Debt Service Coverage Ratio (DSCR) compares the income a property earns to the loan payments it must cover. Lenders typically want a DSCR of 1.25 or higher. That means the property brings in at least 25% more income than the annual loan cost. A DSCR below 1.0 means the property does not earn enough to cover its debt, which is a red flag for lenders. Run the numbers in detail with our DSCR calculator.

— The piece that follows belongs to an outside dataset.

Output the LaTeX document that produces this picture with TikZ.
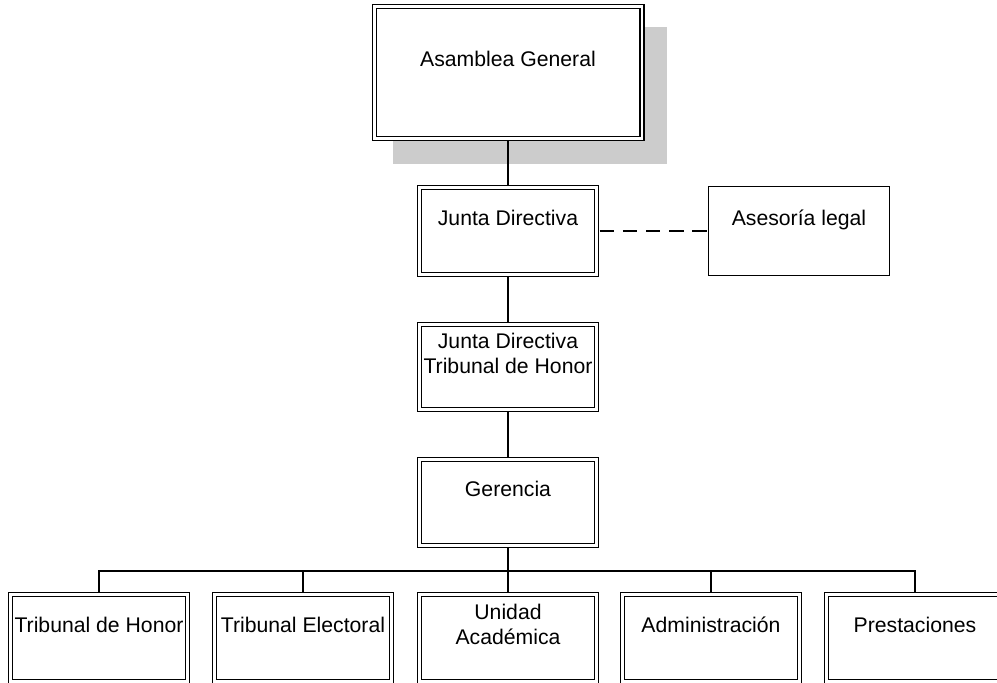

Costs Beyond the Loan Payment
When you take out a commercial mortgage, you pay more than just the loan itself. An origination fee is what the lender charges to set up the loan, usually around 1% of the loan amount. Closing costs cover things like appraisals, title searches, and legal fees. Some borrowers choose to roll the origination fee into the loan so they do not have to pay it upfront, but this increases the total amount financed and the interest paid over time. For small business owners, an SBA loan calculator can help you explore government-backed financing options that may offer lower fees. You should also factor in ongoing expenses such as property taxes when evaluating the full cost of ownership.
Prepayment Penalties
Many commercial loans charge a fee if you pay off the loan early or refinance before the term ends. This is called a prepayment penalty. A common structure is a step-down penalty, where the fee starts high and drops each year. For example, a 5-4-3-2-1 schedule means you pay 5% of the balance if you pay off in year one, 4% in year two, and so on. Knowing this cost ahead of time helps you plan the best time to sell or refinance. If you are comparing the total cost of paying off a loan early, our mortgage payoff calculator can help you weigh the savings against the penalty.